O DESASTRE ARGENTINO
Paulo Gastal Neto*
A Argentina, desde há muito tempo, foi uma referência para a economia brasileira e o Brasil para eles. Uma espécie de espelho. Quem não recorda da expressão ‘efeito orloff’, para ilustrar o que aconteceria aqui ou lá, diante de uma crise ou época de bonança? O que era vivido por lá seria vivido aqui e vice-versa? A peça publicitária, dos anos 80, era de uma propaganda da Vodka Orloff, onde o protagonista conversava com ele mesmo, dizendo que ao beber a tal marca, não teria ressaca. O comercial que marcou época e virou bordão nacional, também serviu de referência aos economistas. O Brasil é o amanhã da Argentina e ela é o amanhã do Brasil. Então, baseado nesta lembrança histórica, vale a ideia que – diante do caos econômico em que se meteu um dos principais parceiros comerciais e nação amiga do Brasil – a preocupação seja extremamente procedente.
Neste sábado, 08.07, após um festival de desencontros e informações contraditórias, depois de a grande mídia argentina ter anunciado a renúncia do presidente Alberto Fernández, a crise ficou escancarada para o mundo. A renúncia viria a ser desmentida em seguida, mas os mercados já estavam em ebulição e o Peso sofria mais uma desvalorização. O presidente e sua vice estiveram por horas ao telefone, segundo os jornais de Buenos Aires, cometendo um tanto de trapalhadas e fazendo com que os mercados ficassem instáveis e as previsões de inflação atingisse o surpreendente patamar de 80 % ao ano. A crise argentina já está sendo comparada a da Venezuela. O peronismo ruiu. Ele está na contramão da história. O governo de Alberto Fernández é um desgoverno, disse uma fonte próxima ao próprio presidente à uma jornalista portenha.

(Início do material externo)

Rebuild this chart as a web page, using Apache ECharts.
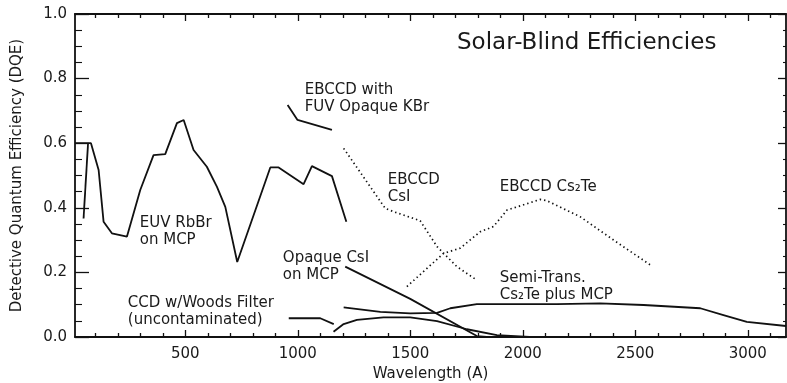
<!DOCTYPE html>
<html>
<head>
<meta charset="utf-8">
<script src="https://cdn.jsdelivr.net/npm/echarts@6/dist/echarts.min.js"></script>
<style>html,body{margin:0;padding:0;background:#fff}#c{width:787px;height:383px}</style>
</head>
<body>
<div id="c"></div>
<script>
// ---- Data (wavelength in Angstrom, DQE) ----
const euvWl   = [10, 81, 115, 137, 174, 241, 300, 359, 411, 463, 493, 537, 596, 641, 678, 731, 878, 915, 1026, 1063, 1152, 1216];
const euvQe   = [0.600, 0.600, 0.517, 0.357, 0.321, 0.311, 0.455, 0.563, 0.566, 0.662, 0.672, 0.579, 0.527, 0.465, 0.403, 0.232, 0.525, 0.525, 0.473, 0.529, 0.498, 0.357];
const euvStubWl = [48, 68];
const euvStubQe = [0.367, 0.600];
const kbrWl   = [955, 999, 1152];
const kbrQe   = [0.718, 0.672, 0.641];
const csiEbWl = [1204, 1389, 1426, 1544, 1619, 1663, 1707, 1796];
const csiEbQe = [0.584, 0.398, 0.388, 0.360, 0.280, 0.249, 0.218, 0.176];
const cs2teEbWl = [1485, 1648, 1722, 1811, 1870, 1930, 1989, 2078, 2107, 2256, 2404, 2567];
const cs2teEbQe = [0.156, 0.259, 0.275, 0.326, 0.342, 0.393, 0.406, 0.426, 0.422, 0.372, 0.300, 0.223];
const csiMcpWl = [1211, 1500, 1796, 1840];
const csiMcpQe = [0.218, 0.118, 0.003, 0.000];
const semiWl  = [1204, 1367, 1500, 1619, 1678, 1796, 2152, 2344, 2537, 2789, 2892, 2996, 3170];
const semiQe  = [0.092, 0.078, 0.073, 0.075, 0.089, 0.102, 0.102, 0.104, 0.099, 0.089, 0.068, 0.047, 0.034];
const ccdWl   = [1159, 1204, 1263, 1381, 1500, 1619, 1752, 1885, 2030];
const ccdQe   = [0.016, 0.040, 0.053, 0.061, 0.061, 0.049, 0.024, 0.006, 0.000];
const ccdLeaderWl = [960, 1100, 1160];
const ccdLeaderQe = [0.058, 0.058, 0.040];

// annotation texts and their anchor (top-left) in data coordinates
const noteTexts = ['EBCCD with\nFUV Opaque KBr', 'EBCCD\nCsI', 'EBCCD Cs\u2082Te', 'EUV RbBr\non MCP', 'Opaque CsI\non MCP', 'CCD w/Woods Filter\n(uncontaminated)', 'Semi-Trans.\nCs\u2082Te plus MCP'];
const noteWl = [1033, 1402, 1900, 300, 936, 247, 1900];
const noteQe = [0.789, 0.511, 0.489, 0.378, 0.269, 0.130, 0.207];

// axis ticks
const xMajor = [500, 1000, 1500, 2000, 2500, 3000];
const xMinor = [100, 200, 300, 400, 600, 700, 800, 900, 1100, 1200, 1300, 1400, 1600, 1700, 1800, 1900, 2100, 2200, 2300, 2400, 2600, 2700, 2800, 2900, 3100];
const xMin = 10, xMax = 3170;

const titleText = 'Solar-Blind Efficiencies';
const xName = 'Wavelength (A)';
const yName = 'Detective Quantum Efficiency (DQE)';

// ---- Build ----
const zip = (a, b) => a.map((v, i) => [v, b[i]]);
const FONT = 'DejaVu Sans';
const INK = '#111';
const TXT = '#1a1a1a';

function lineSeries(wl, qe, dotted) {
  return {
    type: 'line', data: zip(wl, qe), symbol: 'none', silent: true, animation: false,
    lineStyle: { color: INK, width: dotted ? 1.7 : 1.8, type: dotted ? [1.4, 3.0] : 'solid' }
  };
}

function xAxisCfg(pos, ticks, len, showLine, showLabel) {
  return {
    type: 'value', min: xMin, max: xMax, position: pos, offset: 0,
    axisLine: { show: showLine, onZero: false, lineStyle: { color: INK, width: 1.8 } },
    axisTick: { show: true, inside: true, length: len, customValues: ticks, lineStyle: { color: INK, width: 1.3 } },
    axisLabel: { show: showLabel, customValues: ticks, margin: 10, fontFamily: FONT, fontSize: 15, color: TXT, formatter: v => String(v) },
    splitLine: { show: false },
    name: showLabel ? xName : '', nameLocation: 'middle', nameGap: 28,
    nameTextStyle: { fontFamily: FONT, fontSize: 15, color: TXT }
  };
}

function yAxisCfg(pos, len, minorLen, showLabel) {
  return {
    type: 'value', min: 0, max: 1, interval: 0.2, position: pos,
    axisLine: { show: true, onZero: false, lineStyle: { color: INK, width: 1.8 } },
    axisTick: { show: true, inside: true, length: len, lineStyle: { color: INK, width: 1.3 } },
    minorTick: { show: true, splitNumber: 4, length: minorLen, lineStyle: { color: INK, width: 1.1 } },
    axisLabel: { show: showLabel, margin: 8, fontFamily: FONT, fontSize: 15, color: TXT, formatter: v => v.toFixed(1) },
    splitLine: { show: false }, minorSplitLine: { show: false },
    name: showLabel ? yName : '', nameLocation: 'middle', nameGap: 50, nameRotate: 90,
    nameTextStyle: { fontFamily: FONT, fontSize: 15, color: TXT }
  };
}

const series = [
  lineSeries(euvWl, euvQe, false),
  lineSeries(euvStubWl, euvStubQe, false),
  lineSeries(kbrWl, kbrQe, false),
  lineSeries(csiEbWl, csiEbQe, true),
  lineSeries(cs2teEbWl, cs2teEbQe, true),
  lineSeries(csiMcpWl, csiMcpQe, false),
  lineSeries(semiWl, semiQe, false),
  lineSeries(ccdWl, ccdQe, false),
  lineSeries(ccdLeaderWl, ccdLeaderQe, false),
  {
    type: 'scatter', silent: true, animation: false, symbol: 'circle', symbolSize: 1,
    itemStyle: { color: 'rgba(0,0,0,0)' },
    data: noteTexts.map((t, i) => ({ name: t, value: [noteWl[i], noteQe[i]] })),
    label: {
      show: true, formatter: '{b}', position: [0, 0], align: 'left', verticalAlign: 'top',
      fontFamily: FONT, fontSize: 15, lineHeight: 17, color: TXT, opacity: 1
    },
    labelLayout: { hideOverlap: false }
  }
];

const chart = echarts.init(document.getElementById('c'), null, { renderer: 'canvas' });
chart.setOption({
  animation: false,
  backgroundColor: '#fff',
  title: { text: titleText, left: 452, top: 27, textStyle: { fontFamily: FONT, fontSize: 23, fontWeight: 'normal', color: TXT } },
  grid: { left: 75, right: 1, top: 14, bottom: 46, containLabel: false, outerBoundsMode: 'none' },
  xAxis: [
    xAxisCfg('bottom', xMajor, 7, true, true),
    xAxisCfg('bottom', xMinor, 4, false, false),
    xAxisCfg('top', xMajor, 7, true, false),
    xAxisCfg('top', xMinor, 4, false, false)
  ],
  yAxis: [
    yAxisCfg('left', 14, 7, true),
    yAxisCfg('right', 8, 3, false)
  ],
  series: series
});
</script>
</body>
</html>
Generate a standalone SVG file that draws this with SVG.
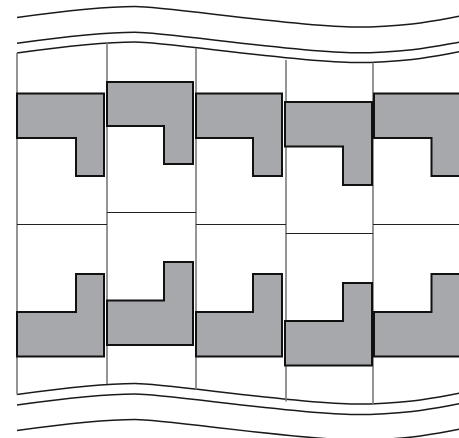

Todas as fontes do governo argentino, que servem de referência aos grandes periódicos, dizem abertamente que Alberto “se foi”, “está isolado”, “que vive uma realidade paralela”. Escândalos se sucedem e Cristina Kirchner já está de olho na cadeira presidencial. Na semana passada ela deixou vazar aos argentinos: “Olha, eu consigo mostrar meus ‘chats’ mas tem gente que não consegue”. Suas palavras públicas referiam-se a conversas privadas em relação a conturbada vida íntima do presidente, que o impede de fazer o mesmo. Cristina faz o tipo: com um vice desses não necessito de inimigos.
Ao mesmo tempo que Cristina luta contra a história tentando não envolver-se na conjuntura, apenas buscando uma brecha para então assumir o lugar de seu ex-amigo, o custo dessa parafernália irresponsável é um Peso desabando a cada dia frente ao Dólar, miséria nas ruas de Buenos Aires, insatisfação do mercado financeiro e dos bancos, indústria perdendo postos de trabalho e o povo argentino definhando economicamente.
O que deverá acontecer diante de uma possível renúncia de Fernández é que uma Argentina – ao invés de transferir o poder para o kirchnerismo – acabar entrando numa convulsão social. Kirchner, irresponsavelmente acredita, que os argentinos são ingênuos e podem então lhe delegar a presidência, pensando que ela não seja parte da crise.
A Argentina infelizmente se transformou num país sem controle, mesmo que a porta-voz da Casa Rosada, Gabriela Cerruti, tenha dito aos quatro cantos, na sexta-feira que: “El presidente está en control del país”. Porém, ela esqueceu de dizer que: “não está sabendo que cada dia controla menos. Pobres “hermanos”! Mas fica a lembrança: “eu sou você amanhã”!